Not only did my older boys water, weed and meticulously prune the leaves, but they also imported a 3 foot, mutant, wild eye'd, attack-rooter with 4 inch razor sharp spurs to guard the cursed plants.
Life use to be good for an imaginative kid in that great big 'O backyard of ours, but now it was a nightmare with that Veloci-Rapter of an guard-rooster hunting down and attacking anything that came near those precious plants.
My dad always seem frustrated that the older boys just didn't seem to care much about anything having to do with keeping the place clean, so I did the best I could to try to please him.
Only problem was that I think it made them mad and is probably why they tied me up and buried me and shoved me in that hamper of death...(blog 6/5/13) and maybe even kept their mouth shout when my parents left me behind at Salton Sea (blog 5/27/13). .
Anyway, the pond was near completion and at twelve I was up to taking a shower about once a week- whether I needed to or not. Today, however, no one was home and I felt that it was safe to take a bath. Usually that wasn't a good idea, because there was no handle on the door to the bathroom with the bathtub near my parent's room. You never knew who would walk in or what kind of torture they might put you through - like throwing hot or cold water on you or bring friends in to look at you naked.
None of that was fun!
I hadn't been in the bathtub in months and thought I'd give it a try. I turned on the water and let it run while I stripped down. I slightly pulled back the shower curtain and stuck one foot in the bathtub...
...do you remember the scene from the horror flick, "Psycho" - in the shower scene with the crazy-scary music? Well, this was like that!
Insert music from your head here...
No one was home and our house was scary enough. I told you before that it was haunted by ghost or demons or other-world stuff that wasn't too good for a person my age. And so it was easy to be a bit jumpy...and afraid of noises and things that go bump in the night. So as I stuck my foot into the tub and was looking at the faucet to adjust the water temperature... something splashed inside the tub and grabbed a hold of my ankle. Okay this is the point where - if I wasn't just a kid - I probably would have had a heart attack and died. Something was alive in the tub. A dead corpse - maybe, that had come to life...and this thing (what-ever-it-was - began furiously flailing - the Creature from the Black Lagoon...a monster- LEVIATHAN!

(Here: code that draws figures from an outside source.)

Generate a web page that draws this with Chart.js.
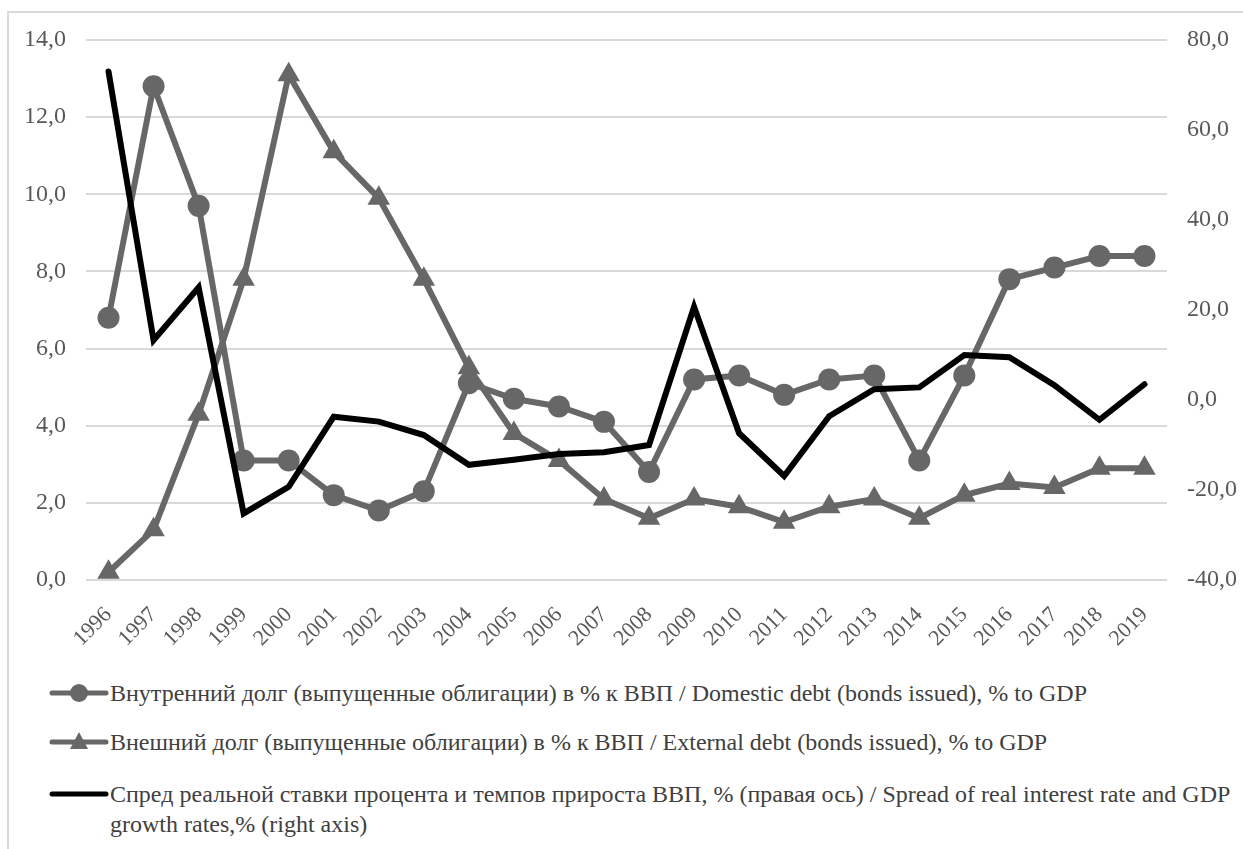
<!DOCTYPE html>
<html lang="ru">
<head>
<meta charset="utf-8">
<title>Долг и спред</title>
<script src="https://cdn.jsdelivr.net/npm/chart.js@4/dist/chart.umd.min.js"></script>
<style>
  html, body { margin: 0; padding: 0; background: #ffffff; }
  body { width: 1243px; height: 849px; position: relative; overflow: hidden; }
  #frame {
    position: absolute; left: 7px; top: 11px; width: 1300px; height: 900px;
    border: 2px solid #d9d9d9; box-sizing: border-box;
  }
  #chart { position: absolute; left: 0; top: 0; }
  .item {
    position: absolute; left: 48px; white-space: nowrap;
    font-family: "Liberation Serif", "Times New Roman", Times, serif;
    font-size: 24px; line-height: 30px; color: #404040;
  }
  .item svg { position: absolute; left: 0; top: 0; }
  .item span { display: block; margin-left: 62px; }
</style>
</head>
<body>
<div id="frame"></div>
<canvas id="chart" width="1243" height="650"></canvas>
<div id="legend"></div>
<script>
// Years on the category axis
const years = ['1996','1997','1998','1999','2000','2001','2002','2003','2004','2005','2006','2007',
               '2008','2009','2010','2011','2012','2013','2014','2015','2016','2017','2018','2019'];

// Domestic debt (bonds issued), % of GDP — left axis
const domesticDebt = [6.8, 12.8, 9.7, 3.1, 3.1, 2.2, 1.8, 2.3, 5.1, 4.7, 4.5, 4.1,
                      2.8, 5.2, 5.3, 4.8, 5.2, 5.3, 3.1, 5.3, 7.8, 8.1, 8.4, 8.4];

// External debt (bonds issued), % of GDP — left axis
const externalDebt = [0.2, 1.3, 4.3, 7.8, 13.1, 11.1, 9.9, 7.8, 5.5, 3.8, 3.1, 2.1,
                      1.6, 2.1, 1.9, 1.5, 1.9, 2.1, 1.6, 2.2, 2.5, 2.4, 2.9, 2.9];

// Spread of real interest rate and GDP growth, % — right axis
const spread = [73.0, 13.3, 25.0, -25.2, -19.3, -3.7, -4.8, -7.8, -14.4, -13.3, -12.0, -11.6,
                -10.0, 20.7, -7.4, -16.9, -3.6, 2.4, 2.8, 10.0, 9.5, 3.3, -4.4, 3.5];

// Axis ranges
const leftTicks = { min: 0, max: 14, step: 2 };
const rightTicks = { min: -40, max: 80, step: 20 };

// Series labels
const labels = {
  domestic: 'Внутренний долг (выпущенные облигации) в % к ВВП / Domestic debt (bonds issued), % to GDP',
  external: 'Внешний долг (выпущенные облигации) в % к ВВП / External debt (bonds issued), % to GDP',
  spread: ['Спред реальной ставки процента и темпов прироста ВВП, % (правая ось) / Spread of real interest rate and GDP',
           'growth rates,% (right axis)']
};

const GREY = '#676767';
const BLACK = '#000000';
const FONT = "'Liberation Serif', 'Times New Roman', Times, serif";
const fmt = v => v.toFixed(1).replace('.', ',');

new Chart(document.getElementById('chart'), {
  type: 'line',
  data: {
    labels: years,
    datasets: [
      {
        label: labels.spread.join(' '),
        data: spread,
        yAxisID: 'yRight',
        borderColor: BLACK,
        backgroundColor: BLACK,
        borderWidth: 6,
        borderCapStyle: 'round',
        borderJoinStyle: 'miter',
        pointRadius: 0,
        tension: 0,
        order: 0
      },
      {
        label: labels.domestic,
        data: domesticDebt,
        yAxisID: 'yLeft',
        borderColor: GREY,
        backgroundColor: GREY,
        borderWidth: 6,
        pointStyle: 'circle',
        pointRadius: 11,
        pointBorderWidth: 0,
        tension: 0,
        order: 1
      },
      {
        label: labels.external,
        data: externalDebt,
        yAxisID: 'yLeft',
        borderColor: GREY,
        backgroundColor: GREY,
        borderWidth: 6,
        pointStyle: 'triangle',
        pointRadius: 13,
        pointBorderWidth: 0,
        tension: 0,
        order: 2
      }
    ]
  },
  options: {
    responsive: false,
    animation: false,
    devicePixelRatio: 1,
    layout: { padding: { top: 40, left: 0, right: 0, bottom: 0 } },
    plugins: { legend: { display: false }, tooltip: { enabled: false } },
    scales: {
      x: {
        offset: true,
        grid: { display: false, drawTicks: false },
        border: { display: false },
        ticks: {
          autoSkip: false, minRotation: 45, maxRotation: 45, padding: 22,
          color: '#595959', font: { family: FONT, size: 22 }
        },
        afterFit: s => { s.height = 70; }
      },
      yLeft: {
        position: 'left',
        min: leftTicks.min, max: leftTicks.max,
        grid: { color: '#d9d9d9', lineWidth: 2, drawTicks: false },
        border: { display: false },
        ticks: {
          stepSize: leftTicks.step, padding: 20,
          color: '#595959', font: { family: FONT, size: 24 },
          callback: v => fmt(v)
        },
        afterFit: s => { s.width = 86; }
      },
      yRight: {
        position: 'right',
        min: rightTicks.min, max: rightTicks.max,
        grid: { display: false, drawTicks: false },
        border: { display: false },
        ticks: {
          stepSize: rightTicks.step, padding: 20,
          color: '#595959', font: { family: FONT, size: 24 },
          callback: v => fmt(v)
        },
        afterFit: s => { s.width = 76; }
      }
    }
  }
});

// Legend below the plot: line samples with the series markers
const legendEl = document.getElementById('legend');
const entries = [
  { top: 678, text: [labels.domestic], color: GREY, marker: 'circle' },
  { top: 727, text: [labels.external], color: GREY, marker: 'triangle' },
  { top: 779, text: labels.spread, color: BLACK, marker: null }
];
entries.forEach(e => {
  const div = document.createElement('div');
  div.className = 'item';
  div.style.top = e.top + 'px';
  let mark = '';
  if (e.marker === 'circle') mark = `<circle cx="31" cy="15" r="9" fill="${e.color}"/>`;
  if (e.marker === 'triangle') mark = `<polygon points="31,5 40,22 22,22" fill="${e.color}"/>`;
  div.innerHTML =
    `<svg width="62" height="30" viewBox="0 0 62 30">` +
    `<line x1="4" y1="15" x2="58" y2="15" stroke="${e.color}" stroke-width="5" stroke-linecap="round"/>` +
    mark + `</svg>` +
    e.text.map(t => `<span>${t}</span>`).join('');
  legendEl.appendChild(div);
});
</script>
</body>
</html>
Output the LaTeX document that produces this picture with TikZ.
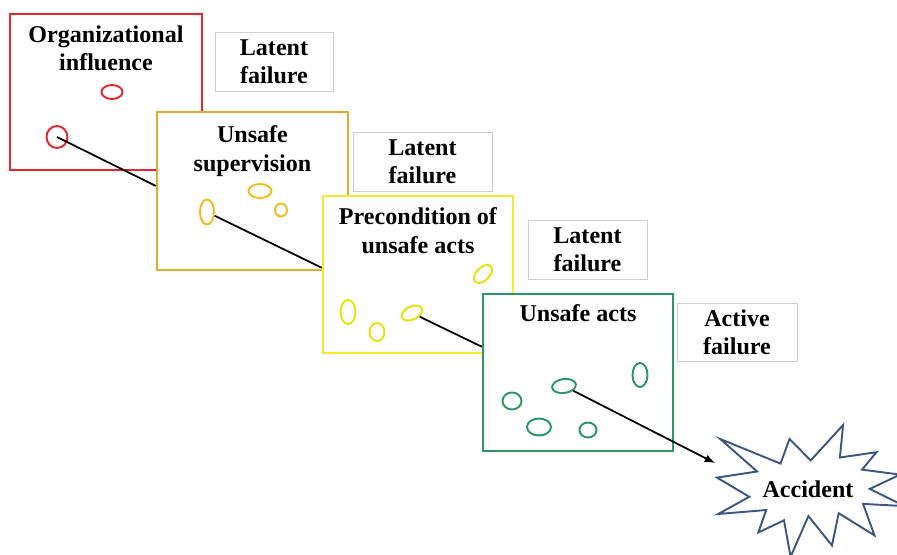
\documentclass[tikz,border=0pt]{standalone}
\usepackage{fontspec}
\setmainfont{Liberation Serif}
\usetikzlibrary{arrows,shapes,positioning}
\definecolor{orgred}{RGB}{232,36,44}
\definecolor{supgold}{RGB}{226,172,48}
\definecolor{supdot}{RGB}{238,190,30}
\definecolor{preyellow}{RGB}{244,234,46}
\definecolor{predot}{RGB}{232,226,10}
\definecolor{actgreen}{RGB}{44,150,104}
\definecolor{tagline}{RGB}{205,205,205}
\definecolor{burstblue}{RGB}{62,86,130}
\tikzstyle{plate} = [
  rectangle, draw, fill=white, line width=1.4pt, minimum width =
  3.82cm, minimum height = 3.14cm, inner sep=0pt
]
\tikzstyle{platetitle} = [
  text centered, align=center, inner sep=0pt,
  font=\bfseries\fontsize{13.7}{16.3}\selectfont
]
\tikzstyle{tag} = [
  rectangle, draw=tagline, line width=0.5pt, align=center, minimum height =
  1.18cm, inner sep=0pt, font=\bfseries\fontsize{13.7}{16}\selectfont
]
\tikzstyle{hole} = [ellipse, draw, line width=1.1pt, inner sep=0pt]

\begin{document}
\begin{tikzpicture}[x=0.02cm, y=-0.02cm]
    \useasboundingbox (0,0) rectangle (897,555);
    \clip (0,0) rectangle (897,555);

    % organizational layer
    \node[plate, draw=orgred, minimum width=3.84cm, minimum height=3.12cm] (org) at (106,92) {};
    \node[platetitle, below=7pt of org.north] (orgtitle) {Organizational\\influence};
    \node[hole, draw=orgred, minimum width=0.42cm, minimum height=0.28cm] (ro1) at (112,92) {};
    \node[hole, draw=orgred, minimum width=0.42cm, minimum height=0.44cm] (ro2) at (57,137) {};
    \node[tag, minimum width=2.36cm] (lat1) at (274,62) {Latent\\failure};

    % supervision layer
    \node[plate, draw=supgold, minimum width=3.82cm, minimum height=3.16cm] (sup) at (252.5,191) {};
    \node[platetitle, below=8.3pt of sup.north] (suptitle) {Unsafe\\supervision};
    \draw[line width=1pt] (ro2.center) -- (sup.177.3);
    \node[hole, draw=supdot, minimum width=0.46cm, minimum height=0.28cm] (so1) at (260,191) {};
    \node[hole, draw=supdot, minimum width=0.24cm, minimum height=0.26cm] (so2) at (281,210) {};
    \node[hole, draw=supdot, minimum width=0.28cm, minimum height=0.5cm] (so3) at (207,212) {};
    \node[tag, minimum width=2.78cm] (lat2) at (422.5,162) {Latent\\failure};

    % precondition layer
    \node[plate, draw=preyellow, minimum width=3.8cm, minimum height=3.14cm] (pre) at (418,274.5) {};
    \node[platetitle, below=7.2pt of pre.north] (pretitle) {Precondition of\\unsafe acts};
    \draw[line width=1pt] (so3) -- (pre.176.6);
    \node[hole, draw=predot, minimum width=0.44cm, minimum height=0.26cm, rotate=45] (po1) at (483,274) {};
    \node[hole, draw=predot, minimum width=0.3cm, minimum height=0.48cm] (po2) at (348,312) {};
    \node[hole, draw=predot, minimum width=0.3cm, minimum height=0.36cm] (po3) at (377,332) {};
    \node[hole, draw=predot, minimum width=0.44cm, minimum height=0.26cm, rotate=25] (po4) at (412,313) {};
    \node[tag, minimum width=2.38cm] (lat3) at (587.5,249.5) {Latent\\failure};

    % unsafe acts layer
    \node[plate, draw=actgreen, minimum width=3.8cm, minimum height=3.14cm] (acts) at (578,372.5) {};
    \node[platetitle, below=6.6pt of acts.north] (actstitle) {Unsafe acts};
    \draw[line width=1pt] (po4) -- (acts.165.5);
    \node[hole, draw=actgreen, minimum width=0.3cm, minimum height=0.48cm] (ao1) at (640,375) {};
    \node[hole, draw=actgreen, minimum width=0.48cm, minimum height=0.28cm, rotate=8] (ao2) at (564,386) {};
    \node[hole, draw=actgreen, minimum width=0.38cm, minimum height=0.34cm] (ao3) at (512,401) {};
    \node[hole, draw=actgreen, minimum width=0.48cm, minimum height=0.34cm] (ao4) at (539,427) {};
    \node[hole, draw=actgreen, minimum width=0.34cm, minimum height=0.3cm] (ao5) at (588,430) {};
    \node[tag, minimum width=2.4cm, minimum height=1.16cm] (act) at (737,332) {Active\\failure};

    % accident burst
    \draw[burstblue, line width=1.1pt, line join=miter, fill=white]
      (810.7,460.4) -- (843.1,425) -- (839.9,457.5) -- (876.5,452.2)
      -- (862.0,469.6) -- (900.1,474.6) -- (869.8,488.9) -- (904.5,506.1)
      -- (863.1,503.9) -- (874.5,535.4) -- (838.7,513.2) -- (832.0,545.4)
      -- (808.4,516.1) -- (790.6,556.8) -- (784.0,520.3) -- (758.3,532.5)
      -- (766.2,510.0) -- (718.2,514.0) -- (749.3,496.8) -- (717,477.6)
      -- (757.2,471.5) -- (720.2,439.0) -- (780.5,463.6) -- (789.5,439.0)
      -- cycle;
    \node[platetitle] (accident) at (808,489) {Accident};
    \coordinate (hit) at (715,463);
    \draw[-latex, line width=1pt] (ao2) -- (hit);
  \end{tikzpicture}
\end{document}
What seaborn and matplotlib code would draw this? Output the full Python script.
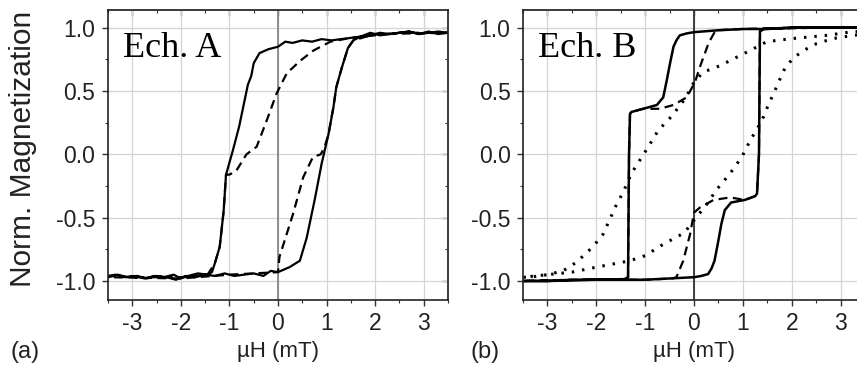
import matplotlib
matplotlib.use("Agg")
import matplotlib.pyplot as plt
import seaborn as sns
import pandas as pd
from matplotlib.ticker import MultipleLocator

sns.set_theme(style="whitegrid")
plt.rcParams['font.family'] = ['Liberation Sans', 'DejaVu Sans']

# ---- Ech. A : major loop (solid) ----
a_solid_dn_x = [3.5, 3.3, 3.1, 2.9, 2.7, 2.5, 2.3, 2.1, 1.9, 1.7, 1.5, 1.3, 1.1, 0.9, 0.7, 0.5, 0.3, 0.15,
                0.0, -0.2, -0.38, -0.5, -0.55, -0.62, -0.8, -0.93, -1.07, -1.12, -1.2, -1.3, -1.36, -1.45,
                -1.65, -1.85, -2.0, -2.15, -2.35, -2.55, -2.75, -2.95, -3.15, -3.35, -3.5]
a_solid_dn_y = [0.96, 0.95, 0.97, 0.95, 0.97, 0.96, 0.95, 0.94, 0.96, 0.93, 0.92, 0.91, 0.90, 0.91, 0.89,
                0.90, 0.88, 0.89, 0.85, 0.83, 0.80, 0.72, 0.62, 0.55, 0.22, 0.03, -0.16, -0.45, -0.73,
                -0.86, -0.93, -0.95, -0.94, -0.96, -0.98, -0.95, -0.97, -0.96, -0.98, -0.96, -0.97, -0.95,
                -0.96]
a_solid_up_x = [-3.5, -3.3, -3.1, -2.9, -2.7, -2.5, -2.3, -2.1, -1.9, -1.7, -1.5, -1.3, -1.1, -0.9, -0.7,
                -0.5, -0.3, -0.15, 0.0, 0.24, 0.45, 0.59, 0.76, 0.9, 1.04, 1.14, 1.2, 1.31, 1.44, 1.55,
                1.7, 1.9, 2.1, 2.3, 2.5, 2.7, 2.9, 3.1, 3.3, 3.5]
a_solid_up_y = [-0.97, -0.95, -0.97, -0.96, -0.98, -0.96, -0.97, -0.99, -0.96, -0.97, -0.95, -0.96,
                -0.94, -0.96, -0.95, -0.94, -0.96, -0.92, -0.93, -0.89, -0.84, -0.66, -0.35, -0.07, 0.16,
                0.37, 0.53, 0.68, 0.84, 0.90, 0.93, 0.94, 0.96, 0.95, 0.96, 0.97, 0.95, 0.96, 0.97, 0.96]

# ---- Ech. A : minor loop (dashed) ----
a_dash_dn_x = [3.5, 2.5, 1.5, 1.08, 0.73, 0.46, 0.18, -0.03, -0.23, -0.44, -0.65, -0.86, -1.0, -1.07,
               -1.12, -1.2, -1.3, -1.45, -2.0, -3.0, -3.5]
a_dash_dn_y = [0.96, 0.96, 0.92, 0.89, 0.82, 0.74, 0.64, 0.48, 0.27, 0.06, 0.0, -0.13, -0.16, -0.16,
               -0.45, -0.73, -0.86, -0.95, -0.97, -0.97, -0.96]
a_dash_up_x = [-3.5, -2.0, -1.0, 0.0, 0.03, 0.31, 0.52, 0.72, 0.88, 0.96, 1.04, 1.14, 1.2, 1.31, 1.44,
               1.55, 2.0, 3.5]
a_dash_up_y = [-0.97, -0.98, -0.95, -0.93, -0.81, -0.47, -0.18, -0.02, 0.0, 0.06, 0.16, 0.37, 0.53,
               0.68, 0.84, 0.90, 0.95, 0.96]

# ---- Ech. B : major loop (solid) ----
b_solid_dn_x = [3.5, 3.0, 2.0, 1.5, 1.0, 0.5, 0.0, -0.15, -0.29, -0.36, -0.42, -0.49, -0.56, -0.63,
                -0.76, -1.04, -1.28, -1.31, -1.33, -1.35, -1.42, -2.0, -2.5, -3.0, -3.5]
b_solid_dn_y = [1.0, 1.0, 1.0, 0.99, 0.99, 0.98, 0.965, 0.955, 0.94, 0.90, 0.85, 0.72, 0.58, 0.45,
                0.39, 0.36, 0.335, 0.32, 0.0, -0.97, -0.985, -0.99, -0.99, -1.0, -1.0]
b_solid_up_x = [-3.5, -3.0, -2.0, -1.0, -0.5, 0.0, 0.15, 0.29, 0.36, 0.42, 0.49, 0.56, 0.63, 0.76,
                1.04, 1.25, 1.29, 1.33, 1.35, 1.42, 2.0, 2.5, 3.0, 3.5]
b_solid_up_y = [-1.0, -1.0, -0.99, -0.99, -0.98, -0.97, -0.96, -0.945, -0.90, -0.84, -0.70, -0.55,
                -0.44, -0.38, -0.36, -0.33, -0.31, 0.0, 0.97, 0.99, 1.0, 1.0, 1.0, 1.0]

# ---- Ech. B : minor loop (dashed) ----
b_dash_dn_x = [3.5, 2.0, 1.0, 0.45, 0.4, 0.3, 0.12, 0.02, -0.15, -0.42, -0.7, -1.04, -1.28, -1.31,
               -1.33, -1.35, -1.42, -2.5, -3.5]
b_dash_dn_y = [1.0, 1.0, 0.99, 0.98, 0.95, 0.88, 0.69, 0.57, 0.45, 0.39, 0.36, 0.36, 0.335, 0.32, 0.0,
               -0.97, -0.985, -0.99, -1.0]
b_dash_up_x = [-3.5, -2.0, -1.0, -0.45, -0.36, -0.22, -0.08, 0.0, 0.12, 0.4, 0.74, 1.04, 1.25, 1.29,
               1.33, 1.35, 1.42, 2.5, 3.5]
b_dash_up_y = [-1.0, -0.99, -0.99, -0.98, -0.97, -0.84, -0.63, -0.46, -0.42, -0.36, -0.34, -0.36, -0.33,
               -0.31, 0.0, 0.97, 0.99, 1.0, 1.0]

# ---- Ech. B : wide loop (dotted) ----
b_dot_dn_x = [3.5, 3.27, 2.72, 2.03, 1.49, 1.22, 0.94, 0.53, 0.26, 0.19, 0.0, -0.18, -0.46, -0.73, -1.0,
              -1.28, -1.45, -1.58, -1.86, -2.07, -2.4, -2.68, -3.0, -3.36, -3.5]
b_dot_dn_y = [0.97, 0.97, 0.94, 0.915, 0.89, 0.835, 0.78, 0.70, 0.66, 0.65, 0.57, 0.44, 0.30, 0.19, 0.02,
              -0.15, -0.30, -0.39, -0.63, -0.73, -0.85, -0.92, -0.95, -0.97, -0.97]
b_dot_up_x = [-3.5, -3.0, -2.5, -1.99, -1.31, -1.0, -0.63, -0.2, 0.0, 0.25, 0.46, 0.74, 0.98, 1.15, 1.32,
              1.42, 1.52, 1.63, 1.73, 1.86, 2.03, 2.24, 2.51, 2.85, 3.27, 3.5]
b_dot_up_y = [-0.97, -0.95, -0.93, -0.89, -0.84, -0.80, -0.71, -0.62, -0.52, -0.40, -0.28, -0.15, -0.02,
              0.11, 0.22, 0.295, 0.39, 0.48, 0.57, 0.68, 0.76, 0.82, 0.875, 0.915, 0.94, 0.95]

x_ticks = [-3, -2, -1, 0, 1, 2, 3]
y_ticks = [-1.0, -0.5, 0.0, 0.5, 1.0]
sample_names = ["Ech. A", "Ech. B"]
panel_tags = ["(a)", "(b)"]


def loop_frame(dn_x, dn_y, up_x, up_y):
    # one closed loop: descending branch followed by the ascending branch
    return pd.DataFrame({'H': dn_x + up_x, 'M': dn_y + up_y})


def draw_loop(ax, df, **kw):
    sns.lineplot(data=df, x='H', y='M', sort=False, estimator=None, ax=ax,
                 color='black', legend=False, **kw)


def style_axes(ax, zero_color):
    ax.set_xlim(-3.5, 3.5)
    ax.set_ylim(-1.15, 1.14)
    ax.set_xticks(x_ticks)
    ax.set_xticklabels([str(t) for t in x_ticks])
    ax.set_yticks(y_ticks)
    ax.set_yticklabels(['%.1f' % t for t in y_ticks])
    ax.xaxis.set_minor_locator(MultipleLocator(0.5))
    ax.yaxis.set_minor_locator(MultipleLocator(0.25))
    ax.tick_params(which='both', bottom=True, left=True, top=False, right=False)
    ax.tick_params(which='major', direction='out', length=4, width=1, color='#333333',
                   labelsize=16.5, labelcolor='#222222', pad=5)
    ax.tick_params(which='minor', direction='out', length=2.5, width=0.8, color='#333333')
    ax.grid(True, which='major', color='#d4d4d4', linewidth=0.9)
    ax.grid(False, which='minor')
    ax.set_axisbelow(True)
    ax.axvline(0, color=zero_color, linewidth=1.1, zorder=1.5)
    for s in ax.spines.values():
        s.set_color('#222222')
        s.set_linewidth(1.2)
    # mirrored ticks pointing inwards on top and right
    top = ax.secondary_xaxis('top')
    top.set_xticks(x_ticks)
    top.xaxis.set_minor_locator(MultipleLocator(0.5))
    top.tick_params(which='both', top=True, direction='in', labeltop=False, color='#333333')
    top.tick_params(which='major', length=4, width=1)
    top.tick_params(which='minor', length=2.5, width=0.8)
    right = ax.secondary_yaxis('right')
    right.set_yticks(y_ticks)
    right.yaxis.set_minor_locator(MultipleLocator(0.25))
    right.tick_params(which='both', right=True, direction='in', labelright=False, color='#333333')
    right.tick_params(which='major', length=4, width=1)
    right.tick_params(which='minor', length=2.5, width=0.8)
    ax.set_ylabel('')
    ax.set_xlabel('\u00b5H (mT)', fontsize=16, color='#222222', labelpad=4)


fig = plt.figure(figsize=(8.57, 3.74), dpi=100)
ax_a = fig.add_axes([108 / 857, 1 - 300 / 374, 340 / 857, 290 / 374])
ax_b = fig.add_axes([523 / 857, 1 - 300 / 374, 342 / 857, 290 / 374])

draw_loop(ax_a, loop_frame(a_dash_dn_x, a_dash_dn_y, a_dash_up_x, a_dash_up_y),
          linewidth=1.6, linestyle=(0, (4, 2.5)))
draw_loop(ax_a, loop_frame(a_solid_dn_x, a_solid_dn_y, a_solid_up_x, a_solid_up_y), linewidth=1.6)

draw_loop(ax_b, loop_frame(b_dot_dn_x, b_dot_dn_y, b_dot_up_x, b_dot_up_y),
          linewidth=2.2, linestyle=(0, (0.8, 2.6)))
draw_loop(ax_b, loop_frame(b_dash_dn_x, b_dash_dn_y, b_dash_up_x, b_dash_up_y),
          linewidth=1.6, linestyle=(0, (4, 2.5)))
draw_loop(ax_b, loop_frame(b_solid_dn_x, b_solid_dn_y, b_solid_up_x, b_solid_up_y), linewidth=1.8)

style_axes(ax_a, '#777777')
style_axes(ax_b, '#111111')

for ax, name in zip([ax_a, ax_b], sample_names):
    ax.text(0.044, 0.838, name, transform=ax.transAxes, family='Liberation Serif',
            fontsize=26, color='black', va='baseline', ha='left')

fig.text(10 / 857, 1 - 352 / 374, panel_tags[0], fontsize=17, color='#222222', va='center', ha='left')
fig.text(470 / 857, 1 - 352 / 374, panel_tags[1], fontsize=17, color='#222222', va='center', ha='left')
fig.text(23 / 857, 1 - 287 / 374, 'Norm. Magnetization', rotation=90, fontsize=21.5,
         color='#222222', ha='center', va='bottom')

fig.savefig('out.png', dpi=100)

I slipped and fell head-long on top of the cold creature and was eyeball to eyeball with death itself.
I stared into the eerie slit pupil of the alligator my brothers had been secretly storing in the tub awaiting the completion of the pond project.
I don't know who was more scared me or the alligator? It opened it's mouth in fright.. I screamed and think the Lennons down the street could hear the shriek of my death cry.
Both of us splashed helplessly flinging water out of the tub as the curtain tore off bar and fell over the top of our two naked bodies. The young cayman had razor sharp teeth, but somehow I managed to free myself without incurring a single wound and ran from the room dripping wet.
One flight of stairs... two flights of stairs.. down I ran. Scared, wet, I ran down past the foul mouthed mynah bird into a oncoming gaggle of my sisters and her friends just entering in through the front door..
Scared, dripping wet and...oh yeah - NAKED!
Yeah, like they believed me that I just survived an alligator attack!
That might be "TMI" (Too Much Information) so please just accept it, but don't feel you have to visualize it... I'm still traumatized by this memory - hopefully you won't have to be.
Just for clarity - it wasn't the alligator attack that I was traumatized by... it was the mocking of my sister and her friends who stood there and stared and pointed and laughed at me.
Hey, it was cold by the time I got down stairs!
That wasn't a lot of fun. What I discovered is that girls can be just as mean as the Wolf Pack.
"An idyllic childhood is probably an illusion."